Additionally, it’s essential to manage resources properly. In the case of long-running processes, always ensure your script cleans up after itself. You can use process.terminate() or process.kill() to end a process explicitly if it’s not completing as expected:

process = subprocess.Popen(['long_running_command'])
# Some condition to check if we need to kill the process
process.terminate()  # or process.kill()

Interacting with Subprocesses

One powerful feature of the subprocess module is the ability to send data to the standard input (stdin) of the subprocess. This allows your Python script to dynamically interact with processes during runtime, enhancing the level of integration between Python and external applications.

To write to a subprocess’s stdin, you can use the input argument in subprocess.run() as shown below:

process = subprocess.run(['grep', 'search_term'], input='line1
line2
search_term', text=True, capture_output=True)
print(process.stdout)

In the example above, we send multiple lines of text to the grep command, searching for a specific term within those lines. The input parameter enables us to pass strings directly, streamlining the process of sending data to the subprocess.

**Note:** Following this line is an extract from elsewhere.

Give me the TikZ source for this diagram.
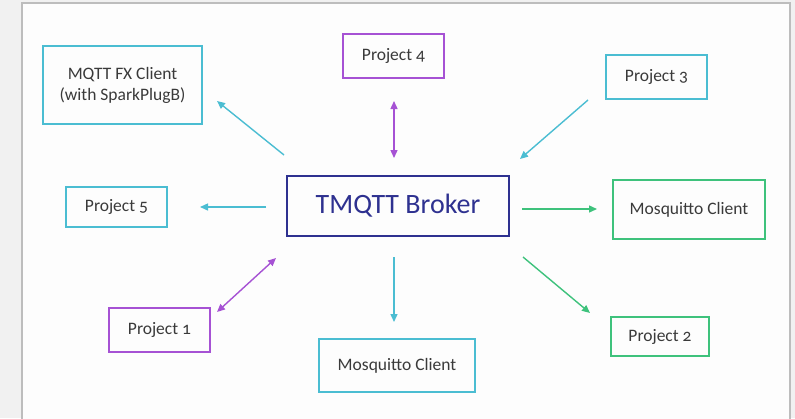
\documentclass[tikz,border=0pt]{standalone}
\usepackage{fontspec}
\setmainfont{Carlito}[Numbers=OldStyle]
\usetikzlibrary{arrows.meta}
\definecolor{cyanc}{HTML}{4BBDD2}
\definecolor{purpc}{HTML}{A652D4}
\definecolor{greenc}{HTML}{3EC27C}
\definecolor{navyc}{HTML}{2E3190}
\definecolor{txtc}{HTML}{3A3A3A}
\definecolor{outerbg}{HTML}{F1F1F1}
\definecolor{innerbg}{HTML}{FDFDFD}
\definecolor{framec}{HTML}{BDBDBD}
\tikzset{
  box/.style={draw, line width=1.8pt, rectangle, inner sep=0pt, text=txtc,
    font=\fontsize{17.5}{21}\selectfont, align=center},
  conn/.style={line width=1.4pt, -{Triangle[length=8pt,width=7pt]}},
  bconn/.style={line width=1.4pt, {Triangle[length=8pt,width=7pt]}-{Triangle[length=8pt,width=7pt]}},
}
\begin{document}
\begin{tikzpicture}[x=1pt,y=-1pt]
\useasboundingbox (0,0) rectangle (795,418);
\fill[outerbg] (0,0) rectangle (795,418);
\fill[innerbg] (22,3) rectangle (790,420);
\draw[framec, line width=1.6pt] (22,420) -- (22,3) -- (790,3) -- (790,420);

\node[box, draw=cyanc, minimum width=159pt, minimum height=78pt] (mqtt) at (122.5,85) {MQTT FX Client\\(with SparkPlugB)};
\node[box, draw=purpc, minimum width=101pt, minimum height=44pt] (p4) at (393.5,56) {Project 4};
\node[box, draw=cyanc, minimum width=101pt, minimum height=44pt] (p3) at (656.5,77) {Project 3};
\node[box, draw=navyc, line width=1.4pt, text=navyc, font=\fontsize{28}{32}\selectfont, minimum width=222pt, minimum height=60pt] (broker) at (398,206) {TMQTT Broker};
\node[box, draw=cyanc, minimum width=101pt, minimum height=40pt] (p5) at (116.5,207) {Project 5};
\node[box, draw=greenc, minimum width=152pt, minimum height=59pt] (mosr) at (689,209.5) {Mosquitto Client};
\node[box, draw=purpc, minimum width=101pt, minimum height=44pt] (p1) at (159.5,330) {Project 1};
\node[box, draw=cyanc, minimum width=156pt, minimum height=53pt] (mosb) at (397,365.5) {Mosquitto Client};
\node[box, draw=greenc, minimum width=98pt, minimum height=39pt] (p2) at (660,336.5) {Project 2};

\coordinate (aMs) at (284,155); \coordinate (aMe) at (217,101);
\coordinate (a4s) at (394,158); \coordinate (a4e) at (394,101);
\coordinate (a3s) at (588,100); \coordinate (a3e) at (520,159);
\coordinate (a5s) at (266,207); \coordinate (a5e) at (200,207);
\coordinate (aRs) at (522,209); \coordinate (aRe) at (597,209);
\coordinate (a1s) at (276,258); \coordinate (a1e) at (217,312);
\coordinate (aBs) at (394,257); \coordinate (aBe) at (394,322);
\coordinate (a2s) at (523,257); \coordinate (a2e) at (590,313);

\draw[conn, cyanc] (aMs) -- (aMe);
\draw[bconn, purpc] (a4s) -- (a4e);
\draw[conn, cyanc] (a3s) -- (a3e);
\draw[conn, cyanc] (a5s) -- (a5e);
\draw[conn, greenc] (aRs) -- (aRe);
\draw[bconn, purpc] (a1s) -- (a1e);
\draw[conn, cyanc] (aBs) -- (aBe);
\draw[conn, greenc] (a2s) -- (a2e);
\end{tikzpicture}
\end{document}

When using Popen, you manually write to the stdin stream as shown:

process = subprocess.Popen(['grep', 'search_term'], stdin=subprocess.PIPE, stdout=subprocess.PIPE)
stdout, _ = process.communicate(input=b'line1
line2
search_term
')
print(stdout.decode())

Interacting with subprocesses in this manner can be particularly beneficial when developing testing scripts or combining data from multiple sources in one workflow.

Conclusion

The subprocess module in Python offers comprehensive capabilities for creating and managing processes, allowing you to unleash the full potential of external command execution within your programs. From simple command execution with subprocess.run() to advanced process management with Popen, the flexibility and tools provided cater to a variety of use cases.

Understanding the nuances of subprocess management, including error handling and resource cleanup, is essential for creating robust Python applications that can automate tasks efficiently. With its power and versatility, the subprocess module opens new avenues for integrating Python with other tools and processes, making it an invaluable asset for any developer.

As you continue to explore the functionalities of the subprocess module, try experimenting with different commands, handling outputs, and learning how Python can facilitate complex workflows. With practice, you’ll find the subprocess module to be a valuable ally in your programming toolkit.